DO THIS >> Locate the lines where "with" occurs and copy them as they stand.

### EXERCISE DATA

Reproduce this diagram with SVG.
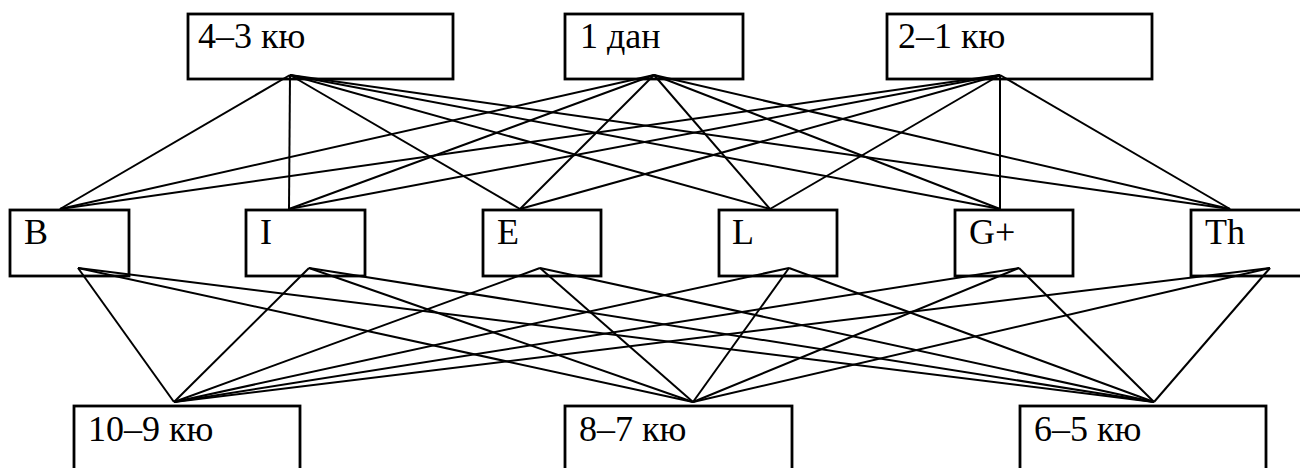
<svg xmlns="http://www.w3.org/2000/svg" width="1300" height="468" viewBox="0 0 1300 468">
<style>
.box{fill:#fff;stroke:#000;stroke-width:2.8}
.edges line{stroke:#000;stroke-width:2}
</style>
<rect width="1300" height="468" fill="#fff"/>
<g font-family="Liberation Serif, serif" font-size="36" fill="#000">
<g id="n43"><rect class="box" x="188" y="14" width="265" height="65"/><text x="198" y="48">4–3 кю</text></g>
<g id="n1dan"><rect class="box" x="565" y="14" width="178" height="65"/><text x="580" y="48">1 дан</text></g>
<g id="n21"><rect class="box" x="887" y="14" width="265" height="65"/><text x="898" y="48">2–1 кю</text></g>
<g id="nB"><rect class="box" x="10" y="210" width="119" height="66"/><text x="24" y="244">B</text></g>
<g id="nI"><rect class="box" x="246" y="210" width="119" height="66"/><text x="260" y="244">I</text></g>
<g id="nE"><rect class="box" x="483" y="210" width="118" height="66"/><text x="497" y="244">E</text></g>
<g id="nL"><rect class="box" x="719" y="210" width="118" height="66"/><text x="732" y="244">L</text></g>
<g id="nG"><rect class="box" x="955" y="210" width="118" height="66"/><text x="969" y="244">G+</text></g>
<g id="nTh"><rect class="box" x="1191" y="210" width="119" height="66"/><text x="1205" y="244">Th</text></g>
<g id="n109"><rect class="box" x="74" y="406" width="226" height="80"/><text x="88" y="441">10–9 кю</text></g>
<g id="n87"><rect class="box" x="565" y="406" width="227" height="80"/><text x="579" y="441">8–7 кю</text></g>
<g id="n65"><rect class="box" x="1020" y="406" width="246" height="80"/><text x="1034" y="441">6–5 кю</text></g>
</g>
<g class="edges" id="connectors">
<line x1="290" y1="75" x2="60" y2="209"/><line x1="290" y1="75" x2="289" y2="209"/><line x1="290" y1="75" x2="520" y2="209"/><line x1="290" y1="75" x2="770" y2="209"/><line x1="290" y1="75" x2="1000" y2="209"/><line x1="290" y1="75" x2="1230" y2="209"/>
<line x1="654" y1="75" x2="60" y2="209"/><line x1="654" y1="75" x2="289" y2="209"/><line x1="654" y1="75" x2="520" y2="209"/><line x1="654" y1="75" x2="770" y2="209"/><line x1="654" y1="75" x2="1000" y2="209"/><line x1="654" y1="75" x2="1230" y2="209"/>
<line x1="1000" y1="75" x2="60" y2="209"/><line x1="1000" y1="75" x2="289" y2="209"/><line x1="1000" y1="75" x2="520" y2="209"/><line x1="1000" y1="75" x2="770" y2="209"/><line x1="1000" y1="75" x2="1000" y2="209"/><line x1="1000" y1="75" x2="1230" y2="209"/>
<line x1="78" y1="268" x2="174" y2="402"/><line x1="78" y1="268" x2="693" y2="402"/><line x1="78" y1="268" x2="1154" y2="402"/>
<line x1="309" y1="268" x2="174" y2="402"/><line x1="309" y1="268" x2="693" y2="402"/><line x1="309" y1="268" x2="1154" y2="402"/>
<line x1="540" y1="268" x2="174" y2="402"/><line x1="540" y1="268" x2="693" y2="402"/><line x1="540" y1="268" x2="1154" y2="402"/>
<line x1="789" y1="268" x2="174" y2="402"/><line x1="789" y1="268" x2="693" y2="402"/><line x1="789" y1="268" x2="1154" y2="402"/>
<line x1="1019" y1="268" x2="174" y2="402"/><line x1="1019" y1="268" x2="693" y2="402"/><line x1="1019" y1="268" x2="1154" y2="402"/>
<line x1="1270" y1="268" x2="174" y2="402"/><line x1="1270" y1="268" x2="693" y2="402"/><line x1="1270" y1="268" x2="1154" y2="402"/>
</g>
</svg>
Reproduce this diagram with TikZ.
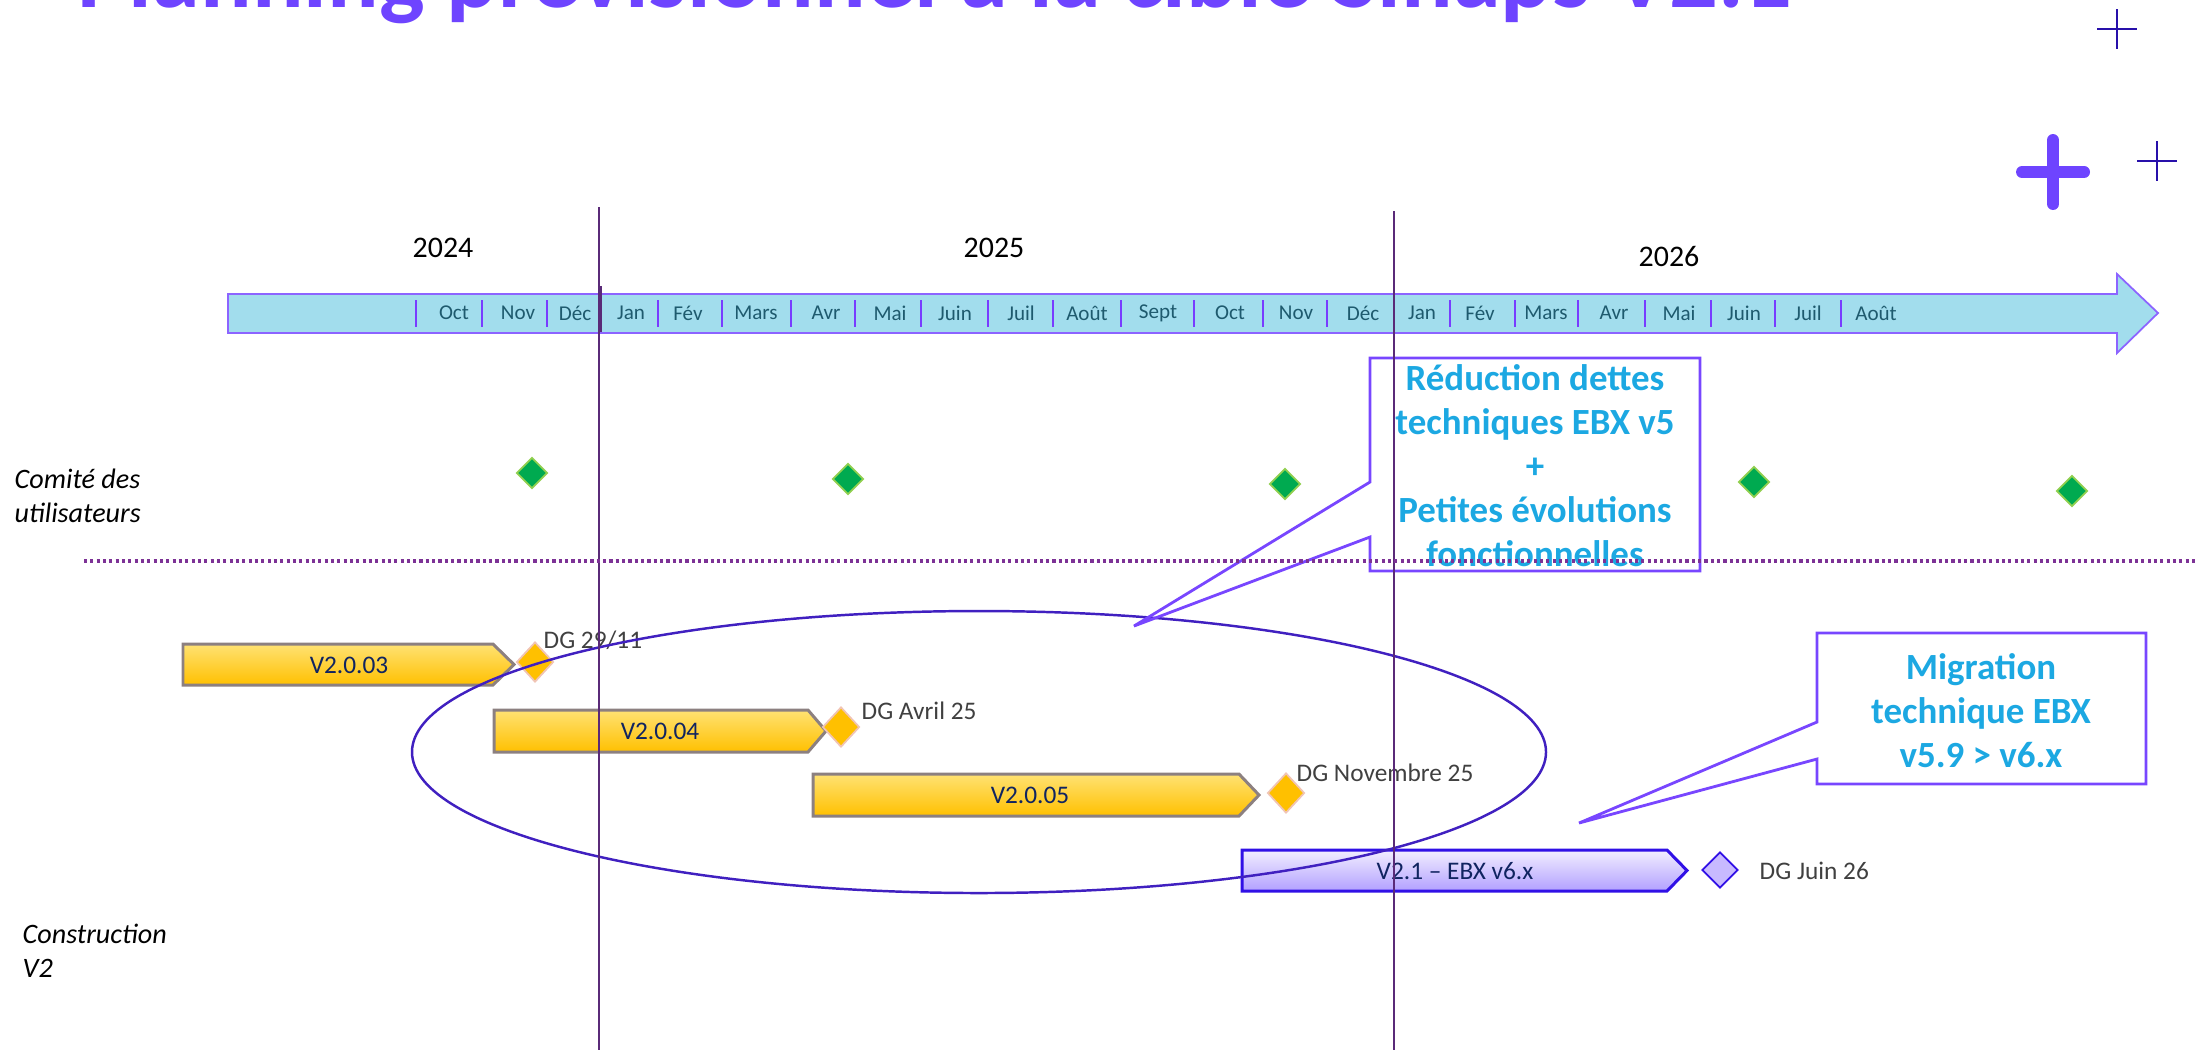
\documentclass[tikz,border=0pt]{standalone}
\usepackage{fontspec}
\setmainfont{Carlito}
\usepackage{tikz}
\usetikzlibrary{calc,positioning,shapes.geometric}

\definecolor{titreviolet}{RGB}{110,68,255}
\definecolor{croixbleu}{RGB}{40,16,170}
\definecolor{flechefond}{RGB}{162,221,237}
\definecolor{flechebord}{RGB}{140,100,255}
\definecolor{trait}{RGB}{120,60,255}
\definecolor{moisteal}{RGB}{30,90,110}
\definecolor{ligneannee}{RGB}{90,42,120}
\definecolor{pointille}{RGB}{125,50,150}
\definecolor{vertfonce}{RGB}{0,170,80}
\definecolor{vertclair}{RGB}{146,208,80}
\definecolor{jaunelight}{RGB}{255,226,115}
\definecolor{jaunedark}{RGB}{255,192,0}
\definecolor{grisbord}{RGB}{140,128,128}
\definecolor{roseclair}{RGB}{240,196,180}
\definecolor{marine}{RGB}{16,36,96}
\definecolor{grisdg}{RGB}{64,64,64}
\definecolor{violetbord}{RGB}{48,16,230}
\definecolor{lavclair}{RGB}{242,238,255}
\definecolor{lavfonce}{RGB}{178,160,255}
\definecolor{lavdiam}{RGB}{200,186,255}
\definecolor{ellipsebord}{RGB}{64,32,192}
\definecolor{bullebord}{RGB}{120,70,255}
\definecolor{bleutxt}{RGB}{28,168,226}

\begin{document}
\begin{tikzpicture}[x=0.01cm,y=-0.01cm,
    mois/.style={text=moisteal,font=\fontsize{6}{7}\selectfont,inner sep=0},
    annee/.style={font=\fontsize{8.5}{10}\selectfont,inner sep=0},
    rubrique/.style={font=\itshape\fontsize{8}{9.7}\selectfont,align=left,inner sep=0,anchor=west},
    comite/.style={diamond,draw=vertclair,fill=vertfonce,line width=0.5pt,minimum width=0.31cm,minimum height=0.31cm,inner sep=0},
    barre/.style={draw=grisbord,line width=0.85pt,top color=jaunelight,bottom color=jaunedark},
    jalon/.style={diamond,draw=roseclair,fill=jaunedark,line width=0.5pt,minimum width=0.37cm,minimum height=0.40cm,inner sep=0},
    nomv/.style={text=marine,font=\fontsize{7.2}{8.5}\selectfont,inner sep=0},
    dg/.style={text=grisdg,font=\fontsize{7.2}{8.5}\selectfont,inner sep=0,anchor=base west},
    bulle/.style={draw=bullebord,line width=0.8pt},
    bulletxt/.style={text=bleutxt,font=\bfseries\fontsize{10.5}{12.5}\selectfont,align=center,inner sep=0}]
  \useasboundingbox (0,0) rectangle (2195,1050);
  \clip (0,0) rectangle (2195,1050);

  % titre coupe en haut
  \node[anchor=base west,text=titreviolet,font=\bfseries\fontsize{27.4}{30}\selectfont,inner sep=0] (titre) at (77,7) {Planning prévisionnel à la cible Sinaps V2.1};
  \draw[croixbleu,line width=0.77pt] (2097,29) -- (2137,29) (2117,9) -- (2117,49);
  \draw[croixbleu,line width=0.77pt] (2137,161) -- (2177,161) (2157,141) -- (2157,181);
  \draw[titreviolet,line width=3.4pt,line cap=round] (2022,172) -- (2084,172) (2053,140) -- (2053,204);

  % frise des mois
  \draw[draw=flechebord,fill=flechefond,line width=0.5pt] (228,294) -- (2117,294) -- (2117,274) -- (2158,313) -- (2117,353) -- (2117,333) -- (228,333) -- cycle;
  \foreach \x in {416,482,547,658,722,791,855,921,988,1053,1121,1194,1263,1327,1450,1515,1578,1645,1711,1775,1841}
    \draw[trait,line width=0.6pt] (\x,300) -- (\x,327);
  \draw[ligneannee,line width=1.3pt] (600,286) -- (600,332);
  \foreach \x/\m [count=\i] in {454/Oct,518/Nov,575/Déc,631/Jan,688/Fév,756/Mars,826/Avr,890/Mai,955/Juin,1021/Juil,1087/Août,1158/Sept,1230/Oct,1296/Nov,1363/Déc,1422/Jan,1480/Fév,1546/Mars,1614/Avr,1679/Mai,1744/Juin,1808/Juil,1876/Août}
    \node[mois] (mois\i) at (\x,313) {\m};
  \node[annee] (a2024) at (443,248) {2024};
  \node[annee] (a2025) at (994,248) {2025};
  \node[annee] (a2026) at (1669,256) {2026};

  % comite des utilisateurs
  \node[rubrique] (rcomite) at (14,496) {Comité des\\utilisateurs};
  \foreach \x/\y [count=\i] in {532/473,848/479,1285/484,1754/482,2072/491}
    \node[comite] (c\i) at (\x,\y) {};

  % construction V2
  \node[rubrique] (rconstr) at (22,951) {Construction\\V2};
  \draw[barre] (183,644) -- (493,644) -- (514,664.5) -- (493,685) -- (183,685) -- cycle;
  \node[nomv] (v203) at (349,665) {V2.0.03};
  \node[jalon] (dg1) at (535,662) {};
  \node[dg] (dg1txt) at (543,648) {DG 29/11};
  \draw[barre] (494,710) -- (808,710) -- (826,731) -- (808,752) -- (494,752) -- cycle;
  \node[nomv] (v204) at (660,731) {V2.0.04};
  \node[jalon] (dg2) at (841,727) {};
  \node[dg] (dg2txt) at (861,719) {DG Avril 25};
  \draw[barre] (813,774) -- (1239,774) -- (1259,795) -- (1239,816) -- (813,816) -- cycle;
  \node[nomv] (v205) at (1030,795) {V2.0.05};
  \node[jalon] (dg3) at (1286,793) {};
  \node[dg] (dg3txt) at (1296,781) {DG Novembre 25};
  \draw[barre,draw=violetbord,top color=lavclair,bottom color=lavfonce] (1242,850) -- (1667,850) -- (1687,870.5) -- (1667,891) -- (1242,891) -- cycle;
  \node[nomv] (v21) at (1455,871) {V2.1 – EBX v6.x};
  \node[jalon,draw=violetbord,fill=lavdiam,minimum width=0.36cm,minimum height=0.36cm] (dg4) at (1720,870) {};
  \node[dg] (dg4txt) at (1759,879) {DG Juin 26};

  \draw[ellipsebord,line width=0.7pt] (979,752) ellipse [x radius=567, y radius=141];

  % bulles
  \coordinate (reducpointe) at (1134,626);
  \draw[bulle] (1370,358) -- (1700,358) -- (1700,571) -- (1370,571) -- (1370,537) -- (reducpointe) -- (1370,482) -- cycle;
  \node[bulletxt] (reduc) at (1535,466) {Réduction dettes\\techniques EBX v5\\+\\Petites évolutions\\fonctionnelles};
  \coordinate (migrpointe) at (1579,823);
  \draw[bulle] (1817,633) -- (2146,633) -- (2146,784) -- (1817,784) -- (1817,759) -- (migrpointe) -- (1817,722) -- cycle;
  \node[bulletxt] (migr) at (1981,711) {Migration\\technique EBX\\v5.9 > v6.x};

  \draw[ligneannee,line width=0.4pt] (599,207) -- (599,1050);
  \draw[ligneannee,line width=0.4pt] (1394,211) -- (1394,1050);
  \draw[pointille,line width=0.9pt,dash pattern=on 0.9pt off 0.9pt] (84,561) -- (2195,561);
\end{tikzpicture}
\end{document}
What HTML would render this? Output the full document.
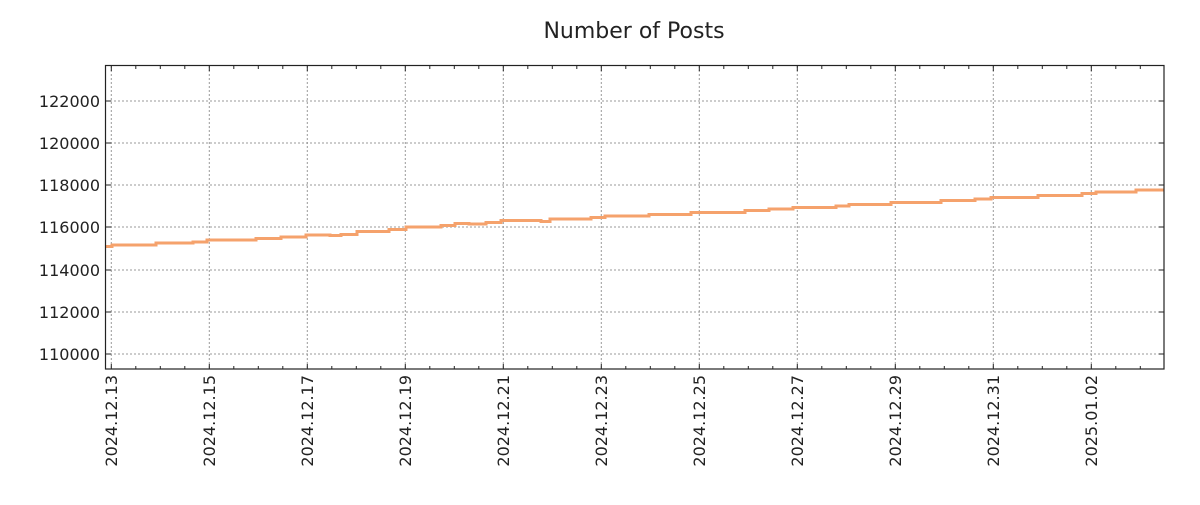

######

TASK ANSWER >>
Reproduce this diagram with SVG.
Reproduce this diagram with TikZ.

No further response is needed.